= What is being asked =
Go through the data below and copy it exactly, skipping every picture.

= Provided data =
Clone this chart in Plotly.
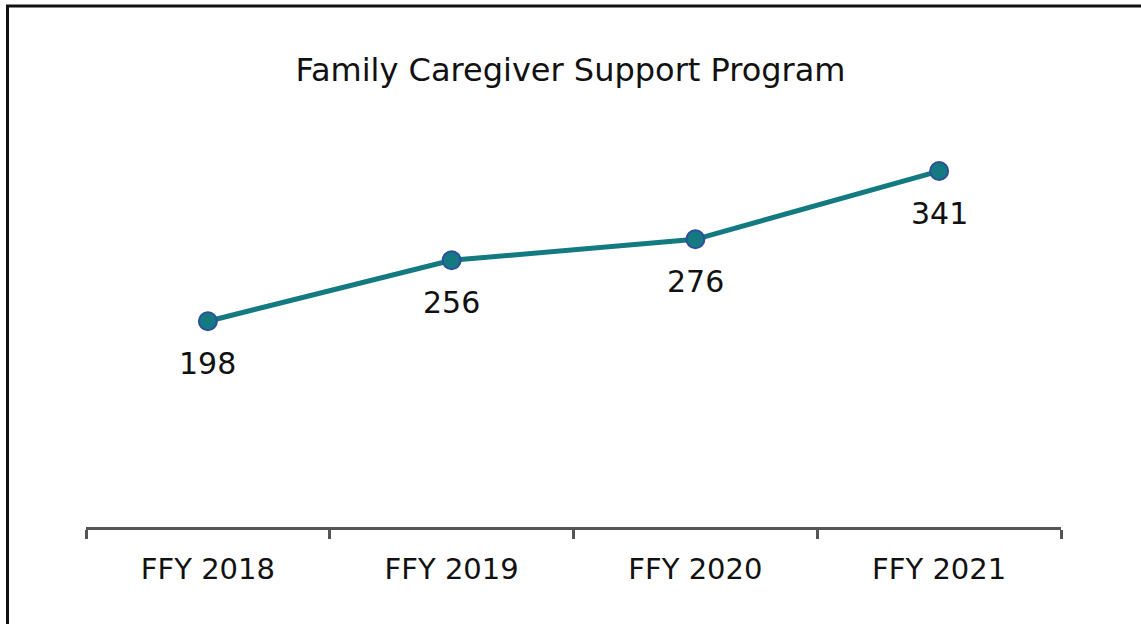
import plotly.graph_objects as go

categories = ["FFY 2018", "FFY 2019", "FFY 2020", "FFY 2021"]
values = [198, 256, 276, 341]
title_text = "Family Caregiver Support Program"

FONT = "'DejaVu Sans', sans-serif"

fig = go.Figure()
fig.add_trace(go.Scatter(
    x=categories, y=values, mode="lines+markers",
    line=dict(color="#127A80", width=5),
    marker=dict(size=18, color="#127A80", line=dict(color="#2F4F9A", width=2)),
    hoverinfo="skip", showlegend=False,
))

for c, v in zip(categories, values):
    fig.add_annotation(x=c, y=v, text=str(v), showarrow=False, yshift=-42,
                       font=dict(family=FONT, size=30, color="#111111"))

fig.add_shape(type="rect", xref="paper", yref="paper",
              x0=-0.0805, x1=1.1, y0=-0.4, y1=1.2405,
              line=dict(color="#111111", width=3), fillcolor="rgba(0,0,0,0)", layer="below")

fig.update_layout(
    width=1141, height=624,
    margin=dict(l=86, r=80, t=107, b=97),
    paper_bgcolor="white", plot_bgcolor="white",
    title=dict(text=title_text, x=0.5, xanchor="center", y=0.888, yanchor="middle",
               font=dict(family=FONT, size=32, color="#111111")),
    xaxis=dict(showgrid=False, zeroline=False, showline=True, linecolor="#555555", linewidth=3,
               ticks="outside", tickson="boundaries", ticklen=9, tickwidth=3, tickcolor="#555555",
               ticklabelstandoff=14,
               tickfont=dict(family=FONT, size=29, color="#111111"), range=[-0.5, 3.5]),
    yaxis=dict(visible=False, range=[2, 402], showgrid=False, zeroline=False),
)

fig.write_html("out.html", config={"displayModeBar": False},
               post_script="document.body.style.margin='0';document.body.style.overflow='hidden';")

= Written solution =
Clone this chart in Plotly.
import plotly.graph_objects as go

categories = ["FFY 2018", "FFY 2019", "FFY 2020", "FFY 2021"]
values = [198, 256, 276, 341]
title_text = "Family Caregiver Support Program"

FONT = "'DejaVu Sans', sans-serif"

fig = go.Figure()
fig.add_trace(go.Scatter(
    x=categories, y=values, mode="lines+markers",
    line=dict(color="#127A80", width=5),
    marker=dict(size=18, color="#127A80", line=dict(color="#2F4F9A", width=2)),
    hoverinfo="skip", showlegend=False,
))

for c, v in zip(categories, values):
    fig.add_annotation(x=c, y=v, text=str(v), showarrow=False, yshift=-42,
                       font=dict(family=FONT, size=30, color="#111111"))

fig.add_shape(type="rect", xref="paper", yref="paper",
              x0=-0.0805, x1=1.1, y0=-0.4, y1=1.2405,
              line=dict(color="#111111", width=3), fillcolor="rgba(0,0,0,0)", layer="below")

fig.update_layout(
    width=1141, height=624,
    margin=dict(l=86, r=80, t=107, b=97),
    paper_bgcolor="white", plot_bgcolor="white",
    title=dict(text=title_text, x=0.5, xanchor="center", y=0.888, yanchor="middle",
               font=dict(family=FONT, size=32, color="#111111")),
    xaxis=dict(showgrid=False, zeroline=False, showline=True, linecolor="#555555", linewidth=3,
               ticks="outside", tickson="boundaries", ticklen=9, tickwidth=3, tickcolor="#555555",
               ticklabelstandoff=14,
               tickfont=dict(family=FONT, size=29, color="#111111"), range=[-0.5, 3.5]),
    yaxis=dict(visible=False, range=[2, 402], showgrid=False, zeroline=False),
)

fig.write_html("out.html", config={"displayModeBar": False},
               post_script="document.body.style.margin='0';document.body.style.overflow='hidden';")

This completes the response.